А дальше Ксенофонтов повел себя столь странным образом, что редактор усомнился в его какой-либо полезности для газеты. Подперев ладонями подбородок, он сидел за своим столом, и взгляд его, отсутствующий и затуманенный, говорил, что обдумывает он вовсе не название статьи о несчастных коммунальщиках. Поначалу редактор решил, что Ксенофонтову нужно встряхнуться, каждому журналисту необходимо время от времени встряхиваться, чтобы освободиться от всех тех глупостей, которыми пропитываешься в газете. И Ксенофонтов охотно уехал в командировку на два дня, потом на три дня, но, когда бухгалтер напомнила ему, что пора отчитываться, выяснилось, что ездил Ксенофонтов совсем не в те места, куда его посылали. Это было уже чрезвычайное происшествие, и незадачливого журналиста наверняка бы вышибли из газеты, если бы редактор увидел в его глазах хоть какое-нибудь раскаяние. Несмотря на крупные неприятности, глаза Ксенофонтова оставались затуманенными все той же неотвязной мыслью, которой он ни с кем не желал делиться.
Первое время Зайцев тревожил его телефонными звонками, напоминая о своих надеждах на него и даже льстил, что уж совсем не было похоже на следователя. Дело дошло до того, что он пригласил Ксенофонтова на пиво, а тот отказался, сославшись на занятость, через минуту свой отказ объяснил недомоганием, а когда Зайцев, забеспокоившись, сам приехал к нему, дома никого не оказалось.
В редакции заметили еще одну особенность — Ксенофонтов, который никогда не интересовался библиотекой, теперь часами просиживал в маленькой полуподвальной комнатке и читал… Что, вы думаете, он читал? Газеты. Дело в том, что в редакцию приходили едва ли не все областные газеты — точь-в-точь такие же, как и ксенофонтовская, и чем там можно было интересоваться… Уму непостижимо. Библиотекарша, сухонькая женщина, бдительная до чрезвычайности, уверенная в том, что в библиотеку приходят для того лишь, чтобы стащить книгу или вырезать из газетной подшивки статьи о пришельцах, народной медицине или экстрасенсах, поначалу к Ксенофонтову отнеслась с привычной настороженностью, но, ни разу не увидев в его руках лезвия, успокоилась. А Ксенофонтов продолжал листать газеты. Что он в них искал, что находил, чем привлекали его безудержно скучные полосы, понять никто не мог.

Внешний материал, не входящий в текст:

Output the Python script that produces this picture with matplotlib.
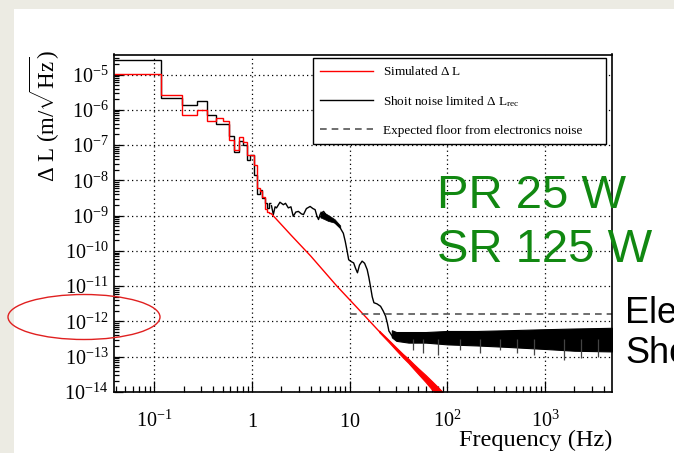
import matplotlib.pyplot as plt
import numpy as np
from matplotlib.lines import Line2D
from matplotlib.patches import Ellipse, Rectangle
from matplotlib.ticker import LogLocator, NullFormatter

plt.rcParams['font.family'] = ['Liberation Serif', 'DejaVu Serif']
plt.rcParams['mathtext.fontset'] = 'custom'
plt.rcParams['mathtext.rm'] = 'Liberation Serif'
plt.rcParams['mathtext.it'] = 'Liberation Serif:italic'
plt.rcParams['mathtext.bf'] = 'Liberation Serif:bold'

# low frequency bins (Hz), edges of the coarse histogram
bin_edges = [0.0385, 0.1155, 0.1925, 0.2695, 0.3465, 0.4235, 0.5005, 0.5775,
             0.6545, 0.7315, 0.8085, 0.8855, 0.9625, 1.0395, 1.1165, 1.1935,
             1.2705, 1.3475, 1.4245, 1.5015, 1.5785]
# log10 of Delta L in each bin
sim_bins = [-4.98, -5.58, -6.16, -6.01, -6.33, -6.23, -6.33, -6.85, -7.13, -6.78,
            -6.91, -7.27, -7.27, -7.56, -8.22, -8.31, -8.46, -8.81, -8.89, -8.92]
rec_bins = [-4.60, -5.67, -5.85, -5.74, -6.16, -6.39, -6.39, -6.73, -7.20, -6.88,
            -7.01, -7.42, -7.27, -7.84, -8.39, -8.27, -8.50, -8.65, -8.79, -8.65]

# shot noise limited curve above the bins
rec_freq = [1.58, 1.65, 1.72, 1.78, 1.93, 2.09, 2.2, 2.35, 2.5, 2.64, 2.8, 2.98,
            3.2, 3.36, 3.6, 3.93, 4.2, 4.42, 4.6, 4.79, 5.0, 5.4, 5.8, 6.08, 6.6,
            7.1, 8.0, 8.6, 9.0, 9.4, 9.76, 10.3, 10.97, 11.5, 12.0, 12.6, 13.4,
            14.2, 15.1, 15.7, 16.3, 17.0, 17.7, 19.0, 20.7, 22.0, 23.3, 24.3,
            25.2, 27.3]
rec_log = [-8.72, -8.97, -8.75, -8.78, -8.62, -8.69, -8.65, -8.78, -8.75, -9.02,
           -8.90, -8.88, -8.95, -8.97, -8.80, -8.74, -8.80, -8.83, -9.00, -9.11,
           -8.95, -8.88, -9.00, -9.07, -9.12, -9.21, -9.35, -9.50, -9.73, -10.0,
           -10.25, -10.30, -10.34, -10.50, -10.62, -10.40, -10.29, -10.35,
           -10.53, -10.75, -11.0, -11.3, -11.47, -11.5, -11.57, -11.7, -11.85,
           -12.05, -12.27, -12.42]

# noisy stretch around 5-8 Hz
blob_freq = [5.0, 5.5, 6.0, 7.0, 8.0]
blob_hi = [-8.88, -8.92, -8.98, -9.10, -9.28]
blob_lo = [-9.05, -9.10, -9.15, -9.20, -9.35]

# high frequency shot noise band
band_freq = [27, 30, 40, 60, 100, 200, 400, 1000, 2000, 4860]
band_hi = [-12.25, -12.30, -12.30, -12.30, -12.27, -12.27, -12.25, -12.22,
           -12.20, -12.18]
band_lo = [-12.45, -12.55, -12.60, -12.60, -12.65, -12.68, -12.72, -12.78,
           -12.83, -12.85]
# deepest downward excursions of the band
spike_freq = [44.7, 56.6, 80.7, 135, 217, 349, 519, 770, 1570, 2330, 3470]
spike_low = [-12.81, -12.90, -12.95, -12.81, -12.90, -12.81, -12.90, -12.95,
             -13.10, -13.05, -13.00]

# simulated curve above the bins
sim_freq = [1.58, 2.5, 4.0, 7.4, 12.0, 20.0]
sim_log = [-8.95, -9.55, -10.15, -11.0, -11.62, -12.28]
sim_band_freq = [20, 25, 30, 35, 40, 45, 50, 60, 70, 80, 88]
sim_band_hi = [-12.26, -12.52, -12.74, -12.92, -13.06, -13.20, -13.32, -13.52,
               -13.70, -13.86, -13.98]
sim_band_lo = [-12.30, -12.58, -12.82, -13.02, -13.18, -13.34, -13.48, -13.72,
               -13.94, -14.10, -14.20]

floor_start = 10.0
floor_level = 1.65e-12

x_min, x_max = 0.0385, 4860
y_min, y_max = 1e-14, 3.7e-5

x_ticks = [0.1, 1, 10, 100, 1000]
x_ticklabels = [r'$10^{-1}$', r'$1$', r'$10$', r'$10^{2}$', r'$10^{3}$']
y_exps = list(range(-14, -4))

fig = plt.figure(figsize=(6.74, 4.53), dpi=100)
fig.patch.set_facecolor('white')
# slide background strips
fig.patches.append(Rectangle((0, 0), 14 / 674, 1, transform=fig.transFigure,
                             facecolor='#ecebe3', edgecolor='none', zorder=-5))
fig.patches.append(Rectangle((0, 1 - 9 / 453), 1, 9 / 453, transform=fig.transFigure,
                             facecolor='#ecebe3', edgecolor='none', zorder=-5))

ax = fig.add_axes([114 / 674, 1 - 392 / 453, 498 / 674, 337.5 / 453])
ax.set_xscale('log')
ax.set_yscale('log')

ax.stairs(10 ** np.array(rec_bins), bin_edges, color='black', lw=1.0, baseline=None)
ax.plot(rec_freq, 10 ** np.array(rec_log), color='black', lw=1.0)
ax.fill_between(blob_freq, 10 ** np.array(blob_lo), 10 ** np.array(blob_hi),
                color='black', lw=0.5)
ax.fill_between(band_freq, 10 ** np.array(band_lo), 10 ** np.array(band_hi),
                color='black', lw=0.8)
ax.vlines(spike_freq, 10 ** np.array(spike_low), 10 ** -12.5, color='#444444', lw=0.9)

ax.stairs(10 ** np.array(sim_bins), bin_edges, color='red', lw=1.0, baseline=None)
ax.plot(sim_freq, 10 ** np.array(sim_log), color='red', lw=1.0)
ax.fill_between(sim_band_freq, 10 ** np.array(sim_band_lo), 10 ** np.array(sim_band_hi),
                color='red', lw=0.8)

ax.plot([floor_start, x_max], [floor_level, floor_level], color='#555555',
        lw=1.2, dashes=(4, 3))

ax.set_xlim(x_min, x_max)
ax.set_ylim(y_min, y_max)

ax.set_xticks(x_ticks, x_ticklabels)
ax.set_yticks([10.0 ** e for e in y_exps], [r'$10^{%d}$' % e for e in y_exps])
ax.yaxis.set_minor_locator(LogLocator(base=10, subs=np.arange(2, 10), numticks=30))
ax.xaxis.set_minor_locator(LogLocator(base=10, subs=np.arange(2, 10), numticks=30))
ax.yaxis.set_minor_formatter(NullFormatter())
ax.xaxis.set_minor_formatter(NullFormatter())

ax.tick_params(axis='both', which='both', direction='in', labelsize=14.5, width=0.9)
ax.tick_params(axis='x', which='major', length=8, pad=25)
ax.tick_params(axis='x', which='minor', length=4.3)
ax.tick_params(axis='y', which='major', length=6.5, pad=4)
ax.tick_params(axis='y', which='minor', length=3.6)
for lab in ax.get_xticklabels():
    lab.set_va('baseline')

ax.grid(True, which='major', color='black', lw=0.9, linestyle=(0, (1, 2.5)))
ax.set_axisbelow(True)
for sp in ax.spines.values():
    sp.set_linewidth(1.2)

ax.set_ylabel(r'$\Delta$ L (m/$\sqrt{\rm Hz}$)', fontsize=16.5)
ax.yaxis.set_label_coords(-0.104, 0.816)
ax.set_xlabel('Frequency (Hz)', fontsize=17.5, ha='right', va='baseline')
ax.xaxis.set_label_coords(1.0, -0.16)

handles = [Line2D([], [], color='red', lw=1.0),
           Line2D([], [], color='black', lw=1.0),
           Line2D([], [], color='#555555', lw=1.2, dashes=(4, 3))]
labels = [r'Simulated $\Delta$ L',
          r'Shoit noise limited $\Delta$ L$_{\rm rec}$',
          'Expected floor from electronics noise']
leg = ax.legend(handles, labels, loc='upper left', mode='expand',
                bbox_to_anchor=(0.3996, 0.735, 0.5884, 0.2546),
                borderaxespad=0, fontsize=9.5, handlelength=4.0, handletextpad=0.76,
                labelspacing=1.2, borderpad=0.55, fancybox=False, framealpha=1)
leg.get_frame().set_edgecolor('black')
leg.get_frame().set_linewidth(1.0)

fig.text(437 / 674, 1 - 208 / 453, 'PR 25 W', color='#118811', fontsize=34,
         family='Liberation Sans', va='baseline', ha='left')
fig.text(437 / 674, 1 - 262 / 453, 'SR 125 W', color='#118811', fontsize=34,
         family='Liberation Sans', va='baseline', ha='left')
fig.text(625 / 674, 1 - 323 / 453, 'Ele', color='black', fontsize=26,
         family='Liberation Sans', va='baseline', ha='left')
fig.text(625 / 674, 1 - 363 / 453, 'Sho', color='black', fontsize=26,
         family='Liberation Sans', va='baseline', ha='left')

fig.patches.append(Ellipse((84 / 674, 1 - 317 / 453), 152 / 674, 45 / 453,
                           transform=fig.transFigure, facecolor='none',
                           edgecolor='#e02020', lw=1.0, zorder=10))

fig.savefig('out.png', dpi=100)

Однажды редактор не выдержал и, найдя его в каморке за очередной подшивкой, подсел, помолчал и спросил тихим голосом:
— И сколько это будет еще продолжаться?
— Дня два, может быть, три, — ответил Ксенофонтов.
— Хорошо, — кивнул редактор. — Неделю я, пожалуй, потерплю. Но не больше.
— Договорились, — ответил Ксенофонтов, не отрывая взгляда от последней страницы газеты, где публиковались объявления, брачные призывы, телевизионные программы, спортивные и культурные новости.
Как-то он позвонил Зайцеву прямо из библиотеки.
— Слушай, старик… Эти Саша и Вова нигде не наследили?
— Пока нет. Но ждем. Такие не останавливаются.
— Я знаю.
— Да, кстати… Редактор звонил моему начальнику, спрашивал, не мы ли поручили тебе какое дело… Говорил, что из газеты тебя пора гнать.
— Я знаю, — повторил Ксенофонтов и положил трубку.
А когда Зайцев опять пришел к нему вечером, Ксенофонтова дома не оказалось. Не застал его Зайцев и рано утром, из чего сделал вывод, что тот дома не ночевал. Однако в редакции он был вовремя, и взгляд его уже не казался столь отсутствующим. Он даже заметил редактора и поздоровался с ним.
— Зайцев нашел его в редакции, неутомимо листающим какие-то рукописи.
— Порядок! — Ксенофонтов поднялся, набросил пиджак, висевший на спинке стула, и широко шагнул к двери. Оглянулся на Зайцева, оставшегося в кресле. — Так едем?
— Куда?
— На концерт. Скажи честно, ты давно был хоть на каком-нибудь захудалом концерте?
— По-моему, я на них никогда и не был.
— Не переживай, наверстаем! — И было что-то такое в уверенном голосе друга, что смертельно усталый следователь поднялся и послушно побрел к двери.
Черная «Волга» стояла у подъезда. Рядом с водителем сидел действительно крепенький парнишка. Увидев Зайцева, он хотел было перейти на заднее сиденье, но тот его остановил и вместе с Ксенофонтовым расположился сзади.